▶ _Work required_
Take the lines from the top down to and including the one with "var errData = categories.map(function" and repeat them exactly. Omit images.

▶ _Dataset section_
---+---
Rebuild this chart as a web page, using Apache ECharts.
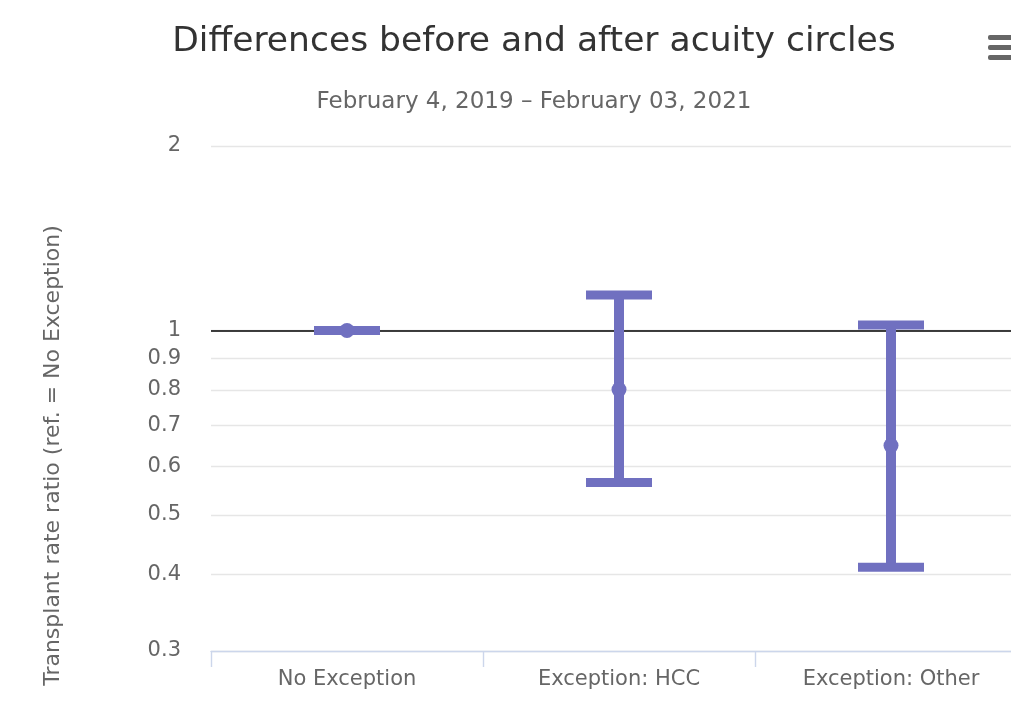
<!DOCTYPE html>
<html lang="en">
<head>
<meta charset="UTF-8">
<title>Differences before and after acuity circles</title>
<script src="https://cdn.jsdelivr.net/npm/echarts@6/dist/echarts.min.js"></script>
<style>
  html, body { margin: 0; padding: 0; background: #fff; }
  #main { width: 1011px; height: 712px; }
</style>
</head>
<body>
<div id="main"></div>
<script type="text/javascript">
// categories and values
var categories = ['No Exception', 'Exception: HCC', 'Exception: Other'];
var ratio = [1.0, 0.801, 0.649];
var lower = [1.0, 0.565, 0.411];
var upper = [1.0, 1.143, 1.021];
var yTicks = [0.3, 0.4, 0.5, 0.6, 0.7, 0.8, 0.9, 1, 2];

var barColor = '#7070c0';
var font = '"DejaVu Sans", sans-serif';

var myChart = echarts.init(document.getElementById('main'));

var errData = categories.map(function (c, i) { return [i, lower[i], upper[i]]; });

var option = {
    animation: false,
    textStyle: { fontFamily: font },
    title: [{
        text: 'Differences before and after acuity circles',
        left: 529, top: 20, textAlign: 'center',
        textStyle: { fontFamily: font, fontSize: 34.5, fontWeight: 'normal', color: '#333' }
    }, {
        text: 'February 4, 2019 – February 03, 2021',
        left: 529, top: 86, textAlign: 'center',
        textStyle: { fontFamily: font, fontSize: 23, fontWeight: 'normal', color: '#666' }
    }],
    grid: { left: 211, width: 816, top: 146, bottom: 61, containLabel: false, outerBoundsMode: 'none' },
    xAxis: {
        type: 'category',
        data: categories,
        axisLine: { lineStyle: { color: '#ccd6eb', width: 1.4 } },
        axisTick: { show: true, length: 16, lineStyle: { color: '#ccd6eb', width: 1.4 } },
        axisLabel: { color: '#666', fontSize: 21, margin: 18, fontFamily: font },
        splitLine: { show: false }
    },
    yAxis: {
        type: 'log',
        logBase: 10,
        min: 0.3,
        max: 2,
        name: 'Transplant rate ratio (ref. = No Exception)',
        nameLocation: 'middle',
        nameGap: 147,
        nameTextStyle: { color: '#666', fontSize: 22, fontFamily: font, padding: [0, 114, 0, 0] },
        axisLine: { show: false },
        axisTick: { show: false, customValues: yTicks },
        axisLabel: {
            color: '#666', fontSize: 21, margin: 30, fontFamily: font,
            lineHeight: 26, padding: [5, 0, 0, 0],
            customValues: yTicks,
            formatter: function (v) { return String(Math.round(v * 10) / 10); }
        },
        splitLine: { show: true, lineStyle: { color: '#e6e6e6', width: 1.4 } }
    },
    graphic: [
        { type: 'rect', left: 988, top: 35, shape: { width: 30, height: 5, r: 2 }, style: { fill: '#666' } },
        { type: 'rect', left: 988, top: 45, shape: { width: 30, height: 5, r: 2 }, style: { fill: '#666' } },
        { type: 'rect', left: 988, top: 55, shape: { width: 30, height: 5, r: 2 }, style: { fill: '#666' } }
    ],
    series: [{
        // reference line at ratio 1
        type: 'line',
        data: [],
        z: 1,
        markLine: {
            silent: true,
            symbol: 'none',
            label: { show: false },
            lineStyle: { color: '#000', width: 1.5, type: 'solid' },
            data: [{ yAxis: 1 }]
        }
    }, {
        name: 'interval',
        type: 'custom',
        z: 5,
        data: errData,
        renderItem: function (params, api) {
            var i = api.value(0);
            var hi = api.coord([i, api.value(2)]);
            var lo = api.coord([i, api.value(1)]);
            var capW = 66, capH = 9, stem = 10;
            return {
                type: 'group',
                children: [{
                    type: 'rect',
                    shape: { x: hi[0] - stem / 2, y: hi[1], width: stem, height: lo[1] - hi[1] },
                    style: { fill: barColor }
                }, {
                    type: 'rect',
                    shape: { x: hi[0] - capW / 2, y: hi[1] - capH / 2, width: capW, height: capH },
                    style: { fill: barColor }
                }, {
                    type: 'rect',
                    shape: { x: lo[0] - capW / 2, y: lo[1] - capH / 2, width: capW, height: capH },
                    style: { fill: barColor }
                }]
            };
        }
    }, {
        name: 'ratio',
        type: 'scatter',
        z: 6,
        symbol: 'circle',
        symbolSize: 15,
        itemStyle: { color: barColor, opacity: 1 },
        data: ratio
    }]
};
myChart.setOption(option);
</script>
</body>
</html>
---+---
▶ _Exercise response_
Rebuild this chart as a web page, using Apache ECharts.
<!DOCTYPE html>
<html lang="en">
<head>
<meta charset="UTF-8">
<title>Differences before and after acuity circles</title>
<script src="https://cdn.jsdelivr.net/npm/echarts@6/dist/echarts.min.js"></script>
<style>
  html, body { margin: 0; padding: 0; background: #fff; }
  #main { width: 1011px; height: 712px; }
</style>
</head>
<body>
<div id="main"></div>
<script type="text/javascript">
// categories and values
var categories = ['No Exception', 'Exception: HCC', 'Exception: Other'];
var ratio = [1.0, 0.801, 0.649];
var lower = [1.0, 0.565, 0.411];
var upper = [1.0, 1.143, 1.021];
var yTicks = [0.3, 0.4, 0.5, 0.6, 0.7, 0.8, 0.9, 1, 2];

var barColor = '#7070c0';
var font = '"DejaVu Sans", sans-serif';

var myChart = echarts.init(document.getElementById('main'));

var errData = categories.map(function (c, i) { return [i, lower[i], upper[i]]; });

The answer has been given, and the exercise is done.